What to work on:
Give back exactly the lines from the beginning of the listing below to the line holding "const ticks90 = [0, 3, 6, 9, 12];", both ends included; the pictures stay out.

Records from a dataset

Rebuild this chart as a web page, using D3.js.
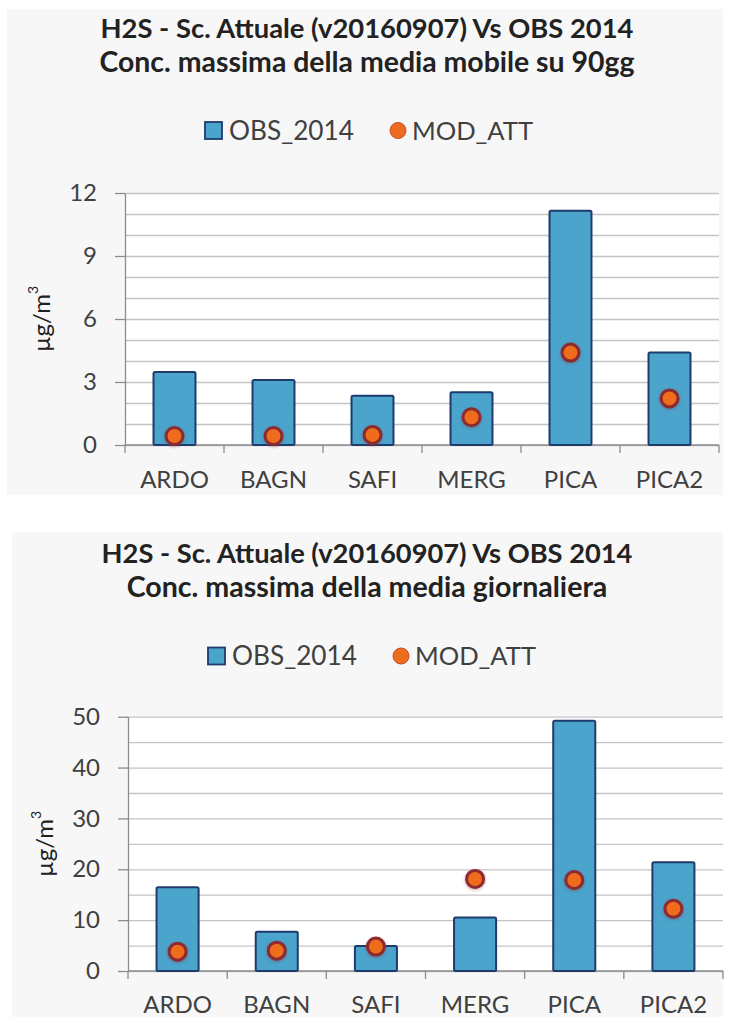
<!DOCTYPE html>
<html>
<head>
<meta charset="utf-8">
<script src="https://cdn.jsdelivr.net/npm/d3@7"></script>
<style>
  html, body { margin: 0; padding: 0; background: #ffffff; }
  svg { display: block; font-family: Lato, "Open Sans", sans-serif; }
</style>
</head>
<body>
<svg id="chart" width="732" height="1017"></svg>
<script>
// Station codes shared by both panels
const stations = ["ARDO", "BAGN", "SAFI", "MERG", "PICA", "PICA2"];

// Panel 1: maximum of the 90-day moving average (µg/m³)
const obs90 = [3.48, 3.10, 2.34, 2.51, 11.16, 4.40];
const mod90 = [0.43, 0.43, 0.48, 1.32, 4.40, 2.22];
const ticks90 = [0, 3, 6, 9, 12];

// Panel 2: maximum daily average (µg/m³)
const obsDay = [16.45, 7.73, 4.90, 10.50, 49.2, 21.4];
const modDay = [3.8, 4.0, 4.8, 18.1, 17.9, 12.25];
const ticksDay = [0, 10, 20, 30, 40, 50];

const seriesNames = ["OBS_2014", "MOD_ATT"];
const titleLine1 = "H2S - Sc. Attuale (v20160907) Vs OBS 2014";
const subtitle90 = "Conc. massima della media mobile su 90gg";
const subtitleDay = "Conc. massima della media giornaliera";

const BAR_FILL = "#4ba4cc", BAR_STROKE = "#1f3b6b";
const DOT_FILL = "#ee6c1d", DOT_STROKE = "#8c2a30";
const TEXT = "#404040", GRID = "#c4c4c4", AXIS = "#8c8c8c";

const svg = d3.select("#chart");
svg.append("rect").attr("width", 732).attr("height", 1017).attr("fill", "#ffffff");

const defs = svg.append("defs");
const glow = defs.append("filter").attr("id", "dotGlow")
  .attr("x", "-50%").attr("y", "-50%").attr("width", "200%").attr("height", "200%");
glow.append("feDropShadow").attr("dx", 0).attr("dy", 1).attr("stdDeviation", 1.4)
  .attr("flood-color", "#8c2a30").attr("flood-opacity", 0.45);

// Shrink or grow a text element's font so that it spans the given width
function fitWidth(sel, width) {
  const node = sel.node();
  const fs = parseFloat(sel.attr("font-size"));
  const w = node.getComputedTextLength();
  if (w > 0) sel.attr("font-size", (fs * width / w).toFixed(2));
  return sel;
}

function drawPanel(cfg) {
  const g = svg.append("g");

  // panel background
  g.append("rect")
    .attr("x", cfg.panel.x).attr("y", cfg.panel.y)
    .attr("width", cfg.panel.w).attr("height", cfg.panel.h)
    .attr("fill", "#f7f7f7");

  // titles
  const t1 = g.append("text").attr("x", cfg.cx).attr("y", cfg.titleY[0])
    .attr("text-anchor", "middle").attr("font-weight", "bold")
    .attr("font-size", 22).attr("fill", "#222").text(cfg.title1);
  fitWidth(t1, cfg.titleW[0]);
  const t2 = g.append("text").attr("x", cfg.cx).attr("y", cfg.titleY[1])
    .attr("text-anchor", "middle").attr("font-weight", "bold")
    .attr("font-size", 22).attr("fill", "#222").text(cfg.title2);
  fitWidth(t2, cfg.titleW[1]);

  // legend
  const lg = g.append("g").attr("transform", `translate(${cfg.legendX},${cfg.legendY})`);
  lg.append("rect").attr("x", 0).attr("y", -8.5).attr("width", 17).attr("height", 17)
    .attr("fill", BAR_FILL).attr("stroke", BAR_STROKE).attr("stroke-width", 1.8);
  const l1 = lg.append("text").attr("x", 24).attr("y", 0).attr("dy", "0.36em")
    .attr("font-size", 24).attr("fill", TEXT).text(seriesNames[0]);
  fitWidth(l1, 125);
  lg.append("circle").attr("cx", 193).attr("cy", 0).attr("r", 8)
    .attr("fill", DOT_FILL).attr("stroke", "#c0502a").attr("stroke-width", 1);
  const l2 = lg.append("text").attr("x", 207).attr("y", 0).attr("dy", "0.36em")
    .attr("font-size", 24).attr("fill", TEXT).text(seriesNames[1]);
  fitWidth(l2, 121);

  const p = cfg.plot;
  const yMax = d3.max(cfg.ticks);
  const y = d3.scaleLinear().domain([0, yMax]).range([p.bottom, p.top]);
  const x = d3.scaleBand().domain(stations).range([p.left, p.right])
    .paddingInner(0.576).paddingOuter(0.288);
  const xEdge = d3.scaleLinear().domain([0, stations.length]).range([p.left, p.right]);

  // plot area
  g.append("rect").attr("x", p.left).attr("y", p.top)
    .attr("width", p.right - p.left).attr("height", p.bottom - p.top)
    .attr("fill", "#ffffff");

  // horizontal gridlines
  const gridVals = d3.range(0, yMax + cfg.gridStep / 2, cfg.gridStep);
  g.append("g").attr("transform", `translate(${p.left},0)`)
    .call(d3.axisLeft(y).tickValues(gridVals).tickSize(-(p.right - p.left)).tickFormat(""))
    .call(a => a.select(".domain").remove())
    .call(a => a.selectAll("line").attr("stroke", GRID).attr("stroke-width", 1.3));

  // y axis with labelled ticks
  g.append("g").attr("transform", `translate(${p.left},0)`)
    .call(d3.axisLeft(y).tickValues(cfg.ticks).tickSize(10).tickPadding(18).tickSizeOuter(0))
    .call(a => a.select(".domain").attr("stroke", AXIS).attr("stroke-width", 1.3))
    .call(a => a.selectAll("line").attr("stroke", AXIS).attr("stroke-width", 1.3))
    .call(a => a.selectAll("text").attr("font-size", 24).attr("fill", TEXT)
      .attr("font-family", "Lato, 'Open Sans', sans-serif"));

  // x axis baseline and category separators
  g.append("line").attr("x1", p.left).attr("x2", p.right)
    .attr("y1", y(0)).attr("y2", y(0)).attr("stroke", AXIS).attr("stroke-width", 1.3);
  g.append("g").selectAll("line").data(d3.range(stations.length + 1)).join("line")
    .attr("x1", d => xEdge(d)).attr("x2", d => xEdge(d))
    .attr("y1", y(0)).attr("y2", y(0) + 8)
    .attr("stroke", AXIS).attr("stroke-width", 1.3);

  // category labels
  g.append("g").attr("transform", `translate(0,${p.bottom})`)
    .call(d3.axisBottom(x).tickSize(0))
    .call(a => a.select(".domain").remove())
    .call(a => a.selectAll("text").attr("y", cfg.catOffset).attr("dy", null)
      .attr("font-size", 24).attr("fill", TEXT)
      .attr("font-family", "Lato, 'Open Sans', sans-serif"));

  // y axis title µg/m³
  const yl = g.append("text")
    .attr("transform", `translate(${cfg.yLabelX},${(p.top + p.bottom) / 2}) rotate(-90)`)
    .attr("text-anchor", "middle").attr("dy", "0.35em")
    .attr("font-size", 24).attr("fill", "#222");
  yl.append("tspan").text("µg/m");
  yl.append("tspan").attr("font-size", 14).attr("dy", "-0.9em").text("3");

  // observed bars
  g.append("g").selectAll("rect").data(cfg.obs).join("rect")
    .attr("x", (d, i) => x(stations[i]))
    .attr("y", d => y(d))
    .attr("width", x.bandwidth())
    .attr("height", d => y(0) - y(d))
    .attr("rx", 1.5)
    .attr("fill", BAR_FILL).attr("stroke", BAR_STROKE).attr("stroke-width", 2);

  // modelled values
  g.append("g").selectAll("circle").data(cfg.mod).join("circle")
    .attr("cx", (d, i) => x(stations[i]) + x.bandwidth() / 2)
    .attr("cy", d => y(d))
    .attr("r", 8.5)
    .attr("fill", DOT_FILL).attr("stroke", DOT_STROKE).attr("stroke-width", 3)
    .attr("filter", "url(#dotGlow)");
}

drawPanel({
  title1: titleLine1, title2: subtitle90,
  obs: obs90, mod: mod90, ticks: ticks90, gridStep: 1,
  panel: { x: 7, y: 9, w: 716, h: 486 },
  plot: { left: 125, right: 719, top: 193, bottom: 445 },
  cx: 367, titleY: [38, 72], titleW: [533, 535],
  legendX: 205, legendY: 130.5, yLabelX: 42, catOffset: 43
});

drawPanel({
  title1: titleLine1, title2: subtitleDay,
  obs: obsDay, mod: modDay, ticks: ticksDay, gridStep: 5,
  panel: { x: 12, y: 532, w: 711, h: 485 },
  plot: { left: 128, right: 723, top: 716.7, bottom: 971 },
  cx: 367, titleY: [563, 597], titleW: [531, 481],
  legendX: 208, legendY: 656, yLabelX: 45, catOffset: 42
});
</script>
</body>
</html>
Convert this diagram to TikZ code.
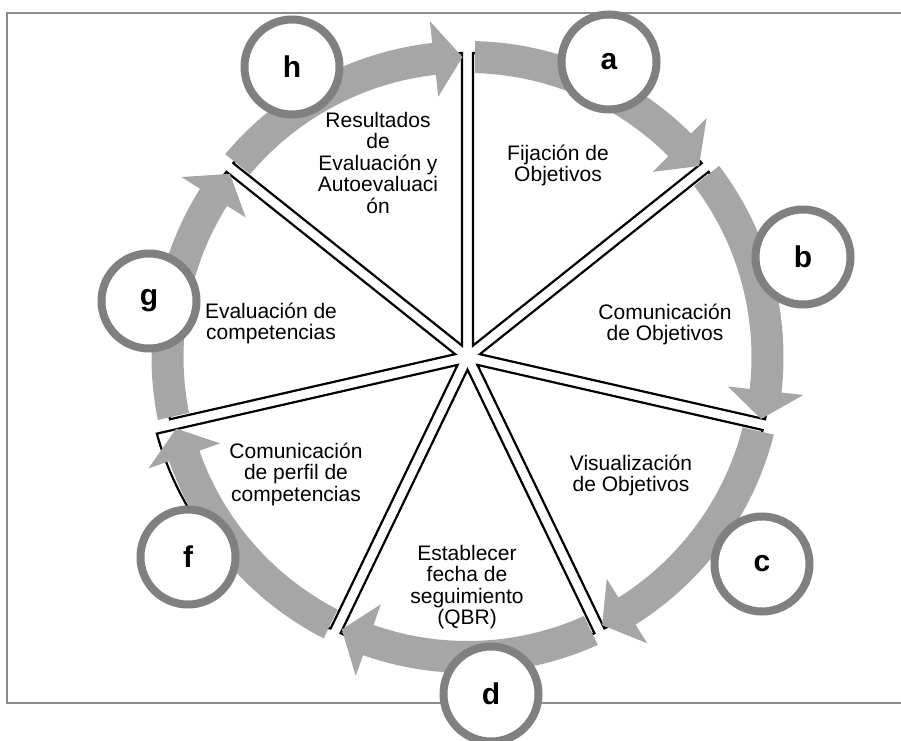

Complete response:
Rebuild this chart as a web page, using D3.js.
<!DOCTYPE html>
<html>
<head>
<meta charset="utf-8">
<script src="https://cdn.jsdelivr.net/npm/d3@7"></script>
<style>
  html, body { margin: 0; padding: 0; background: #ffffff; }
  svg { display: block; font-family: Lato, "Open Sans", sans-serif; }
</style>
</head>
<body>
<svg id="chart" width="732" height="1017"></svg>
<script>
// Station codes shared by both panels
const stations = ["ARDO", "BAGN", "SAFI", "MERG", "PICA", "PICA2"];

// Panel 1: maximum of the 90-day moving average (µg/m³)
const obs90 = [3.48, 3.10, 2.34, 2.51, 11.16, 4.40];
const mod90 = [0.43, 0.43, 0.48, 1.32, 4.40, 2.22];
const ticks90 = [0, 3, 6, 9, 12];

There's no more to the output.